Douglas Owens-Pike, Wheeler, Wis.


Before the drastic driving ban, try enforcing the 25 mph speed limit

Regarding the traffic “calming” plan for Minnehaha Parkway (“Mpls. set to force cars off parkway,” front page, June 7), here’s a thought: Enforce the 25 mph speed limit. With all of the highway construction affecting drivers within the city, many are using the parkway as a “get out of construction free” zone. Cars are passing each other, consistently exceeding the speed limit and rolling through stop signs. Those of us who use the parkway as a soothing respite from otherwise hectic and stressful city driving (and biking) find that it is becoming just another city street. If drivers had to really slow down and drive 25 mph, they might find other routes to more efficiently reach their destinations.

Cynthia Wetzell, Columbia Heights

• • •

In his June 12 counterpoint (“Drivers’ access matters on Minnehaha Parkway”), Robert Sykes cites an 1883 document that, he says, proves Minnehaha Parkway’s initial intent as a continuous “driving park.” As the first sale of an American-made, gasoline-powered automobile did not occur until 1896, surely Sykes cannot expect us to believe that Minnehaha Parkway was intended for uninterrupted flow of car traffic. Rather, it was intended as a place for people to enjoy a restorative experience of nature from the comfort of their horse-drawn carriages.

Times change. Priorities change. So should our infrastructure.

Hillis Byrnes, Minneapolis


Bring back sane traffic enforcement

Minneapolis’ recent move to limit high-speed police chases (“Police weighing pursuit policy,” front page, June 10) is an important compromise in the interest of public safety.

Not mentioned, however, is the shocking proliferation of car crashes in our neighborhoods since the Minneapolis Police Department traffic enforcement unit was eliminated in 2014. Too often forgotten, these incidents result in deaths and countless injuries to pedestrians and bikers and cause extensive damage to public and private property. Many collisions are caused by uninsured drivers, adding to the complexity victims experience. One needs only to observe a few minutes on some northside and southside streets before coming to the conclusion that reckless driving has reached epidemic status. In just the past six weeks alone, at least three children have been hit while walking in North Minneapolis.
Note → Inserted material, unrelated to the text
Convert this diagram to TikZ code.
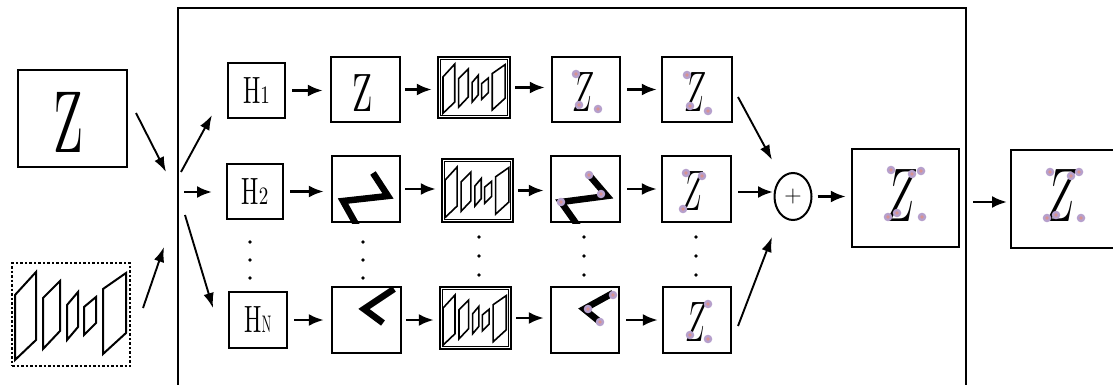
\documentclass[tikz,border=0pt]{standalone}
\usetikzlibrary{arrows.meta,shapes.geometric}
\definecolor{dotout}{RGB}{182,160,204}
\definecolor{dotin}{RGB}{216,146,146}
\newcommand\KeyPt[1]{\fill[dotout] #1 circle (4.3pt); \fill[dotin] #1 circle (1.8pt);}
\newcommand\VDots[2]{\fill #1 circle (1.8pt); \fill #1 ++(0,{#2}) circle (1.8pt); \fill #1 ++(0,{2*#2}) circle (1.8pt);}
\tikzset{
  box/.style={draw, line width=2.4pt, inner sep=0pt},
  dashbox/.style={draw, line width=1.5pt, dash pattern=on 2.5pt off 2pt, inner sep=0pt},
  txt/.style={inner sep=0pt},
  arr/.style={-{Latex[length=15pt,width=12pt]}, line width=2.6pt},
  darr/.style={-{Latex[length=15pt,width=10.5pt]}, line width=1.9pt},
  thick stroke/.style={line width=6.5pt, line join=miter},
  encdec/.pic={
    \draw (0,23)--(0,88)--(21,68)--(21,0)--cycle;
    \draw (28,26)--(28,77)--(45,59)--(45,9)--cycle;
    \draw (52,33)--(52,68)--(63,55)--(63,20)--cycle;
    \draw (69,35)--(69,63)--(81,51)--(81,25)--cycle;
    \draw (88,17)--(88,82)--(111,61)--(111,1)--cycle;
  }
}
\newcommand\InnerFrame[1]{\draw[line width=1pt] ([shift={(3.4pt,3.4pt)}]#1.south west) rectangle ([shift={(-3.4pt,-3.4pt)}]#1.north east);}
\begin{document}
\begin{tikzpicture}[x=1pt,y=-1pt]
\useasboundingbox (0,0) rectangle (1113,385);
\clip (0,0) rectangle (1113,385);

% outer frame (open at bottom)
\draw[line width=2.2pt] (178,392) -- (178,8) -- (966,8) -- (966,392);

% inputs
\node[box, minimum width=109pt, minimum height=97pt] (zin) at (72.5,118.5) {};
\node[txt] (zint) at (68,122) {\scalebox{4.9}[8.8]{Z}};
\node[dashbox, minimum width=118pt, minimum height=103pt] (encin) at (71,314.5) {};
\pic[line width=2pt] at (15,272) {encdec};

\coordinate (zs) at (136,113); \coordinate (ze) at (166,172);
\coordinate (es) at (143,308); \coordinate (ee) at (164,247);
\draw[darr] (zs) -- (ze);
\draw[darr] (es) -- (ee);

\coordinate (s1) at (181,172); \coordinate (t1) at (212,115);
\coordinate (s2) at (184,192); \coordinate (t2) at (212,192);
\coordinate (s3) at (185,215); \coordinate (t3) at (213,308);
\draw[darr] (s1) -- (t1);
\draw[arr] (s2) -- (t2);
\draw[darr] (s3) -- (t3);

% ---- row 1
\node[box, minimum width=57pt, minimum height=55pt] (h1) at (256.5,90.5) {\scalebox{2.3}[3.8]{H}\scalebox{1.9}[2.5]{1}};
\node[box, minimum width=69pt, minimum height=65pt] (z1) at (365.5,89.5) {};
\node[txt] at (363,93.5) {\scalebox{3.3}[5.4]{Z}};
\node[box, minimum width=72pt, minimum height=61pt] (e1) at (474,87.5) {};
\InnerFrame{e1}
\pic[line width=1.6pt, scale=0.56] at (443,64) {encdec};
\node[box, minimum width=68pt, minimum height=65pt] (a1) at (586,89.5) {};
\node[txt] at (583,92.5) {\scalebox{2.9}[5.7]{$Z$}};
\KeyPt{(576,74)} \KeyPt{(579,105)} \KeyPt{(598,109)}
\node[box, minimum width=70pt, minimum height=65pt] (b1) at (697,89.5) {};
\node[txt] at (695,92.5) {\scalebox{2.9}[5.7]{$Z$}};
\KeyPt{(687,75)} \KeyPt{(690,106)} \KeyPt{(708,111)}

% ---- row 2
\node[box, minimum width=56pt, minimum height=55pt] (h2) at (255,191.5) {\scalebox{2.3}[3.8]{H}\scalebox{1.9}[2.5]{2}};
\node[box, minimum width=68pt, minimum height=66pt] (z2) at (366,189) {};
\begin{scope}
  \clip (z2.south west) rectangle (z2.north east);
  \draw[thick stroke] (357,226) -- (343,201) -- (388,196) -- (373,173);
\end{scope}
\node[box, minimum width=71pt, minimum height=63pt] (e2) at (477.5,190.5) {};
\InnerFrame{e2}
\pic[line width=1.6pt, scale=0.575] at (445,167) {encdec};
\node[box, minimum width=69pt, minimum height=66pt] (a2) at (585.5,189) {};
\begin{scope}
  \clip (a2.south west) rectangle (a2.north east);
  \draw[thick stroke] (578,226) -- (561,202) -- (607,196) -- (589,175);
\end{scope}
\KeyPt{(589,175)} \KeyPt{(601,194)} \KeyPt{(561,202)}
\node[box, minimum width=69pt, minimum height=66pt] (b2) at (696.5,189) {};
\node[txt] at (693.5,191.5) {\scalebox{2.9}[5.7]{$Z$}};
\KeyPt{(686,173)} \KeyPt{(702,176)} \KeyPt{(683,209)}

% ---- vertical dots
\VDots{(250,242)}{18}
\VDots{(363,242)}{18}
\VDots{(479,237)}{19}
\VDots{(584,237)}{19}
\VDots{(696,237)}{19}

% ---- row N
\node[box, minimum width=58pt, minimum height=56pt] (hN) at (258,320) {\scalebox{2.3}[3.8]{H}\scalebox{1.25}[2.4]{N}};
\node[box, minimum width=69pt, minimum height=66pt] (zN) at (366.5,320) {};
\draw[thick stroke] (394,289) -- (364,309) -- (383,323);
\node[box, minimum width=71pt, minimum height=62pt] (eN) at (475.5,318) {};
\InnerFrame{eN}
\pic[line width=1.6pt, scale=0.57] at (443,295) {encdec};
\node[box, minimum width=68pt, minimum height=66pt] (aN) at (585,320) {};
\draw[thick stroke] (613,293) -- (584,309) -- (600,322);
\KeyPt{(613,295)} \KeyPt{(588,309)} \KeyPt{(600,322)}
\node[box, minimum width=68pt, minimum height=66pt] (bN) at (697,320) {};
\node[txt] at (696,322) {\scalebox{2.9}[5.7]{$Z$}};
\KeyPt{(708,304)} \KeyPt{(690,335)} \KeyPt{(708,339)}

% ---- row arrows
\foreach \r in {1,2,N}{
  \draw[arr, shorten <=6pt, shorten >=7pt] (h\r.east) -- (h\r.east -| z\r.west);
  \draw[arr, shorten <=4pt, shorten >=5pt] (z\r.east) -- (z\r.east -| e\r.west);
  \draw[arr, shorten <=4pt, shorten >=6pt] (e\r.east) -- (e\r.east -| a\r.west);
  \draw[arr, shorten <=6pt, shorten >=4pt] (a\r.east) -- (a\r.east -| b\r.west);
}

% ---- aggregation
\node[ellipse, draw, line width=2pt, minimum width=37pt, minimum height=47pt, inner sep=0pt] (plus) at (793,196.5) {\fontsize{24}{24}\selectfont +};
\coordinate (p1s) at (738,97);  \coordinate (p1e) at (772,160);
\coordinate (p2s) at (738,192); \coordinate (p2e) at (773,192);
\coordinate (p3s) at (738,326); \coordinate (p3e) at (772,237);
\draw[darr] (p1s) -- (p1e);
\draw[arr] (p2s) -- (p2e);
\draw[darr] (p3s) -- (p3e);

\node[box, minimum width=107pt, minimum height=98pt] (big) at (905.5,198) {};
\node[txt] at (902,196) {\scalebox{4.3}[7.6]{$Z$}};
\KeyPt{(891,170)} \KeyPt{(912,174)} \KeyPt{(921,171)} \KeyPt{(897,213)} \KeyPt{(888,217)} \KeyPt{(922,217)}
\draw[arr, shorten <=5pt, shorten >=5pt] (plus.east) -- (plus.east -| big.west);

\node[box, minimum width=114pt, minimum height=98pt] (final) at (1068,199) {};
\node[txt] at (1062,196) {\scalebox{4.3}[7.6]{$Z$}};
\KeyPt{(1050,172)} \KeyPt{(1071,176)} \KeyPt{(1079,172)} \KeyPt{(1056,215)} \KeyPt{(1047,218)} \KeyPt{(1081,218)}
\coordinate (fs) at (973,202); \coordinate (fe) at (1007,202);
\draw[arr] (fs) -- (fe);
\end{tikzpicture}
\end{document}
There is a path forward. Mayor Jacob Frey and the City Council can join a growing number of city residents who are asking for safer streets for walkers, bikers and drivers in Minneapolis. They are asking for a return to common-sense and fair traffic enforcement. Our Minneapolis communities are paying too high a price for reckless driving and lack of enforcement. Let the mayor and your council member know that you want to see improved safety on our streets and behavior-based traffic enforcement prioritized in the upcoming 2020 MPD budget.